Drone operators 'exasperated' by dangerous flying after terrifying near-miss

New Year's celebrations almost turned deadly overnight, when a police helicopter flying above central Auckland narrowly avoided a drone.

The drone - flying significantly above the legal limit - came within 10 metres of the helicopter and police staff were left shaken after being forced to take evasive action.

"It absolutely could have been a fatal collision," Inspector Jim Wilson, acting District Commander for Auckland City, told Newshub on Tuesday.

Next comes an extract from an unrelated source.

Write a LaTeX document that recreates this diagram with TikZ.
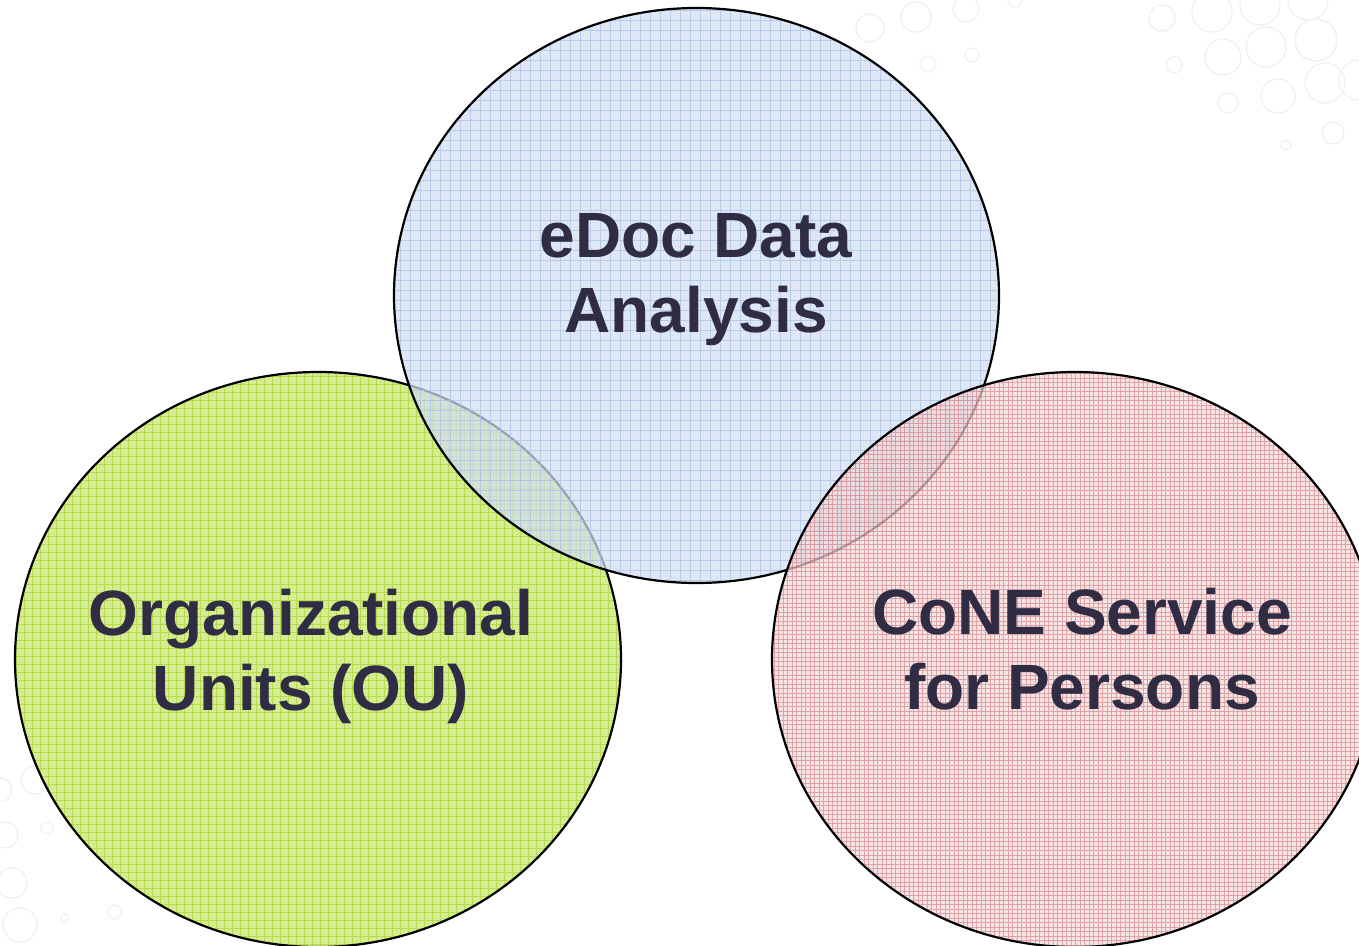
\documentclass[tikz,border=0pt]{standalone}
\usepackage{fontspec}
\setmainfont{Liberation Sans}
\definecolor{txt}{HTML}{2F2C43}
\definecolor{bluefill}{HTML}{D4DFF1}
\definecolor{blueline}{HTML}{A7C0E8}
\definecolor{greenfill}{HTML}{D2EA88}
\definecolor{greenline}{HTML}{A6D22A}
\definecolor{redfill}{HTML}{F0DADA}
\definecolor{redline}{HTML}{C4525E}
\definecolor{bubble}{HTML}{F0F0F0}
\tikzset{
  label/.style={font=\bfseries\fontsize{64}{75}\selectfont, text=txt, align=center, inner sep=0pt},
  rim/.style={draw=black, line width=2.2pt},
  bub/.style={draw=bubble, line width=1.2pt},
}
\begin{document}
\begin{tikzpicture}[x=1pt,y=-1pt]
\useasboundingbox (0,0) rectangle (1359,945);
\fill[white] (0,0) rectangle (1359,945);
% faint background bubbles
\foreach \cx/\cy/\r in {1162/18/13, 1212/12/20, 1260/5/20, 1308/0/20, 1223/57/18, 1266/47/20, 1316/40/21,
  1174/65/8, 1228/103/10, 1278/96/17, 1325/83/20, 1333/133/11, 1286/145/5, 1359/80/20,
  870/28/14, 916/17/15, 966/9/13, 928/64/8, 972/55/7, 1015/0/7,
  35/780/14, 0/790/12, 47/828/6, 5/835/13, 12/883/15, 20/925/17, 115/912/7, 65/918/4}
  \draw[bub] (\cx,\cy) circle[radius=\r];
% green ellipse
\fill[greenfill, opacity=0.9] (318,659.5) ellipse[x radius=303, y radius=287.5];
\begin{scope}
  \clip (318,659.5) ellipse[x radius=303, y radius=287.5];
  \draw[greenline, line width=0.8pt, opacity=0.65, xstep=8pt, ystep=8pt] (0,360) grid (630,950);
\end{scope}
\draw[rim] (318,659.5) ellipse[x radius=303, y radius=287.5];
% blue ellipse
\fill[bluefill, opacity=0.72] (696.5,295.5) ellipse[x radius=302.5, y radius=287.5];
\begin{scope}
  \clip (696.5,295.5) ellipse[x radius=302.5, y radius=287.5];
  \draw[blueline, line width=0.8pt, opacity=0.7, xstep=10pt, ystep=10pt] (390,0) grid (1005,590);
\end{scope}
\draw[rim] (696.5,295.5) ellipse[x radius=302.5, y radius=287.5];
% red ellipse
\fill[redfill, opacity=0.72] (1075,659.5) ellipse[x radius=303, y radius=287.5];
\begin{scope}
  \clip (1075,659.5) ellipse[x radius=303, y radius=287.5];
  \draw[redline, line width=0.5pt, opacity=0.45, xstep=4.5pt, ystep=4.5pt] (770,370) grid (1380,950);
\end{scope}
\draw[rim] (1075,659.5) ellipse[x radius=303, y radius=287.5];
% labels
\node[label] (edoc) at (696,280) {eDoc Data\\Analysis};
\node[label] (ou) at (311,656) {Organizational\\Units (OU)};
\node[label] (cone) at (1082,649) {CoNE Service\\for Persons};
\end{tikzpicture}
\end{document}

"It's immensely frustrating. We've got magnificent men and women flying up in the Eagle helicopter - they're there to keep our community safe, and for something like this to happen, which is completely unnecessary, is really concerning.

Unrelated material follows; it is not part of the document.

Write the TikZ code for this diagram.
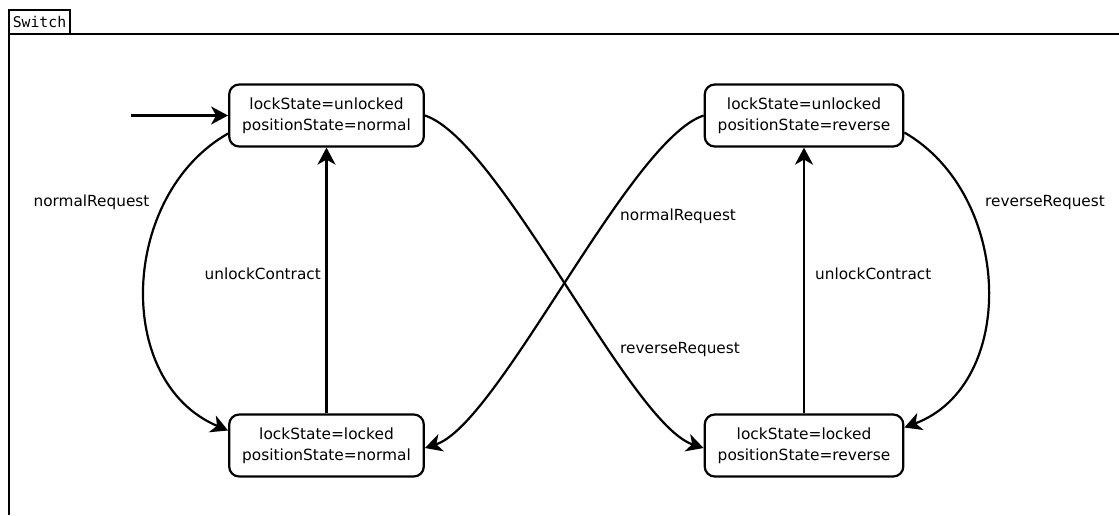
\documentclass[tikz,border=0pt]{standalone}
\usepackage{fontspec}
\setmainfont{DejaVu Sans}
\newfontfamily\swmono{DejaVu Sans Mono}
\usetikzlibrary{arrows.meta}
\begin{document}
\begin{tikzpicture}[x=1pt,y=-1pt,
  statebox/.style={draw, line width=2.2pt, rounded corners=10pt, align=center,
    inner xsep=13pt, inner ysep=0pt, minimum height=62pt,
    font=\fontsize{15.4}{21}\selectfont},
  trans/.style={line width=2.2pt, -{Stealth[length=17pt,width=18pt,inset=5pt]}},
  lbl/.style={inner sep=0pt, font=\fontsize{15.3}{18}\selectfont},
  frameline/.style={line width=2.2pt}
]
\useasboundingbox (0,0) rectangle (1119,515);
\node[draw, line width=2.2pt, anchor=north west, outer sep=0pt, minimum width=61pt,
  minimum height=24pt, inner sep=0pt, text depth=0pt,
  font=\swmono\fontsize{14.8}{16}\selectfont]
  (sw) at (9,10) {Switch};
\coordinate (fbottom) at (9,515);
\coordinate (fright) at (1119,0);
\draw[frameline] (sw.south west) -- (fbottom);
\draw[frameline] (sw.south west) -- (sw.south west -| fright);

\node[statebox] (A) at (326.5,115.5) {lockState=unlocked\\positionState=normal};
\node[statebox] (B) at (804,115.5) {lockState=unlocked\\positionState=reverse};
\node[statebox] (C) at (326.5,445.5) {lockState=locked\\positionState=normal};
\node[statebox] (D) at (804,445.5) {lockState=locked\\positionState=reverse};

\coordinate (init) at (131,115.5);
\draw[trans] (init) -- (A.west);

\draw[trans] (C.north) -- (A.south);
\draw[trans] (D.north) -- (B.south);

\draw[trans] ([yshift=-18pt]A.west) .. controls (120,195) and (113,382) .. ([yshift=15pt]C.west);
\draw[trans] ([yshift=-17pt]B.east) .. controls (1013,195) and (1018,385) .. ([yshift=18pt]D.east);

\draw[trans] (A.east) .. controls (500,140) and (630,424) .. ([yshift=-2.5pt]D.west);
\draw[trans] (B.west) .. controls (629,140) and (499,424) .. ([yshift=-2.5pt]C.east);

\node[lbl, anchor=base] (l1) at (91.5,206.5) {normalRequest};
\node[lbl, anchor=base east] (l2) at (321,279.5) {unlockContract};
\node[lbl, anchor=base west] (l3) at (620,220) {normalRequest};
\node[lbl, anchor=base west] (l4) at (620,353) {reverseRequest};
\node[lbl, anchor=base west] (l5) at (815,279.5) {unlockContract};
\node[lbl, anchor=base west] (l6) at (985,206.5) {reverseRequest};
\end{tikzpicture}
\end{document}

"I'm of the firm belief that [the pilot] potentially saved lives. If he hadn't have taken that evasive action, who knows what would have happened."

Inspector Jim Wilson.
Inspector Jim Wilson. Photo credit: Newshub.

But the location of Monday night's lucky escape was enough of a reminder.

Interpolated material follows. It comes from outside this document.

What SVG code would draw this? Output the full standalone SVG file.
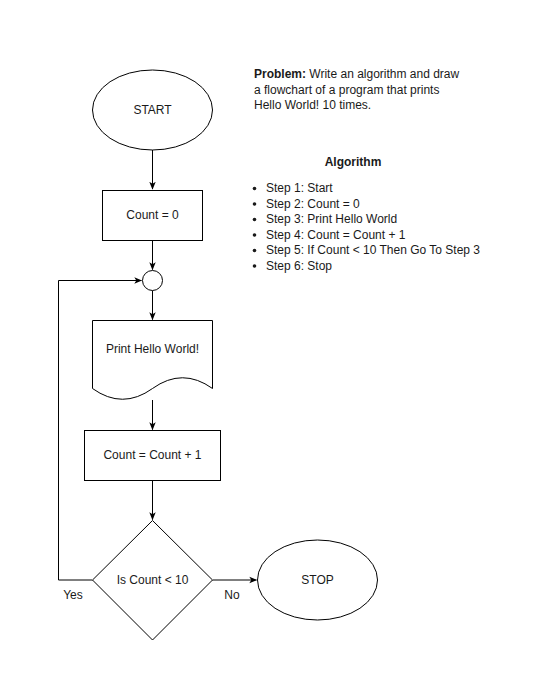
<svg xmlns="http://www.w3.org/2000/svg" width="544" height="692" viewBox="0 0 544 692">
  <style>
    .shape { fill: #ffffff; stroke: #000000; stroke-width: 1; }
    .edge { fill: none; stroke: #000000; stroke-width: 1; }
    text { font-family: "Liberation Sans", Arial, Helvetica, sans-serif; font-size: 12px; fill: #1a1a1a; }
    .c { text-anchor: middle; }
    .b { font-weight: bold; }
  </style>
  <defs>
    <marker id="arrow" viewBox="0 0 10 10" refX="9" refY="5" markerWidth="8" markerHeight="8" markerUnits="userSpaceOnUse" orient="auto">
      <path d="M0,1 L10,5 L0,9 L2.5,5 Z" fill="#000000"/>
    </marker>
  </defs>
  <rect width="544" height="692" fill="#ffffff"/>

  <!-- connectors -->
  <g id="edges">
    <path class="edge" d="M152.5,150 V189" marker-end="url(#arrow)"/>
    <path class="edge" d="M152.5,240 V269.5" marker-end="url(#arrow)"/>
    <path class="edge" d="M152.5,290.5 V319.5" marker-end="url(#arrow)"/>
    <path class="edge" d="M152.5,400 V429.5" marker-end="url(#arrow)"/>
    <path class="edge" d="M152.5,480 V519.5" marker-end="url(#arrow)"/>
    <path class="edge" d="M92.5,580 H58.5 V280.5 H141.5" marker-end="url(#arrow)"/>
    <path class="edge" d="M212.5,580 H256.5" marker-end="url(#arrow)"/>
    <text x="73" y="599" class="c">Yes</text>
    <text x="232" y="599" class="c">No</text>
  </g>

  <g id="start">
    <ellipse class="shape" cx="152.5" cy="110" rx="60" ry="40"/>
    <text x="152.5" y="114" class="c">START</text>
  </g>

  <g id="init">
    <rect class="shape" x="102.5" y="190.5" width="100" height="50"/>
    <text x="152.5" y="219" class="c">Count = 0</text>
  </g>

  <g id="join">
    <circle class="shape" cx="152.5" cy="280.5" r="10"/>
  </g>

  <g id="print">
    <path class="shape" d="M92.5,320.5 H212.5 V388.5 Q182.5,367 152.5,388.5 Q122.5,410 92.5,388.5 Z"/>
    <text x="152.5" y="353" class="c">Print Hello World!</text>
  </g>

  <g id="increment">
    <rect class="shape" x="84.5" y="430.5" width="136" height="50"/>
    <text x="152.5" y="459" class="c">Count = Count + 1</text>
  </g>

  <g id="decision">
    <path class="shape" d="M152.5,520.5 L212.5,580 L152.5,640 L92.5,580 Z"/>
    <text x="152.5" y="584" class="c">Is Count &lt; 10</text>
  </g>

  <g id="stop">
    <ellipse class="shape" cx="317.5" cy="580" rx="60" ry="40"/>
    <text x="317.5" y="584" class="c">STOP</text>
  </g>

  <g id="problem">
    <text x="254" y="78"><tspan class="b">Problem:</tspan> Write an algorithm and draw</text>
    <text x="254" y="94">a flowchart of a program that prints</text>
    <text x="254" y="109">Hello World! 10 times.</text>
  </g>

  <g id="algorithm">
    <text x="353" y="166" class="c b">Algorithm</text>
    <g fill="#1a1a1a">
      <circle cx="254.5" cy="188.5" r="1.8"/>
      <circle cx="254.5" cy="204" r="1.8"/>
      <circle cx="254.5" cy="219.5" r="1.8"/>
      <circle cx="254.5" cy="235" r="1.8"/>
      <circle cx="254.5" cy="250.5" r="1.8"/>
      <circle cx="254.5" cy="266" r="1.8"/>
    </g>
    <text x="266" y="192">Step 1: Start</text>
    <text x="266" y="208">Step 2: Count = 0</text>
    <text x="266" y="223">Step 3: Print Hello World</text>
    <text x="266" y="239">Step 4: Count = Count + 1</text>
    <text x="266" y="254">Step 5: If Count &lt; 10 Then Go To Step 3</text>
    <text x="266" y="270">Step 6: Stop</text>
  </g>
</svg>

Central Auckland's spaghetti junction is also the site of the worst crash in Eagle history. Four people were killed in 1993 when a police helicopter collided with a small plane.

"It wasn't lost on us, I can certainly say that," Insp Wilson said.

The Civil Aviation Authority rules dictate that you cannot fly your drone higher than 400 feet above the ground. This drone was exceeding that limit by close to 1000 feet.

Drone developer Bevin Lealand told Newshub New Year's Eve is the biggest night of the calendar for hobby flyers - and it's believed another two drones were also nearby when the incident took place.

"It's a real concern and for a commercial operator, it just really detracts from how valuable the aircraft is for awesome photography," he said.

Drone operator Bevin Lealand and reporter Lisette Reymer.
Drone operator Bevin Lealand. Photo credit: Newshub.

But with drones selling for as cheap as $40, stories of collisions and near misses like these are only becoming more common.

Mr Lealand says it's time for tighter restrictions and better education.

"We just are exasperated by this continual random flying when we have to pay quite a lot of money to get a license and do things by the book."

But with 280,000 drones already active in New Zealand, it could be a case of the drone having already flown.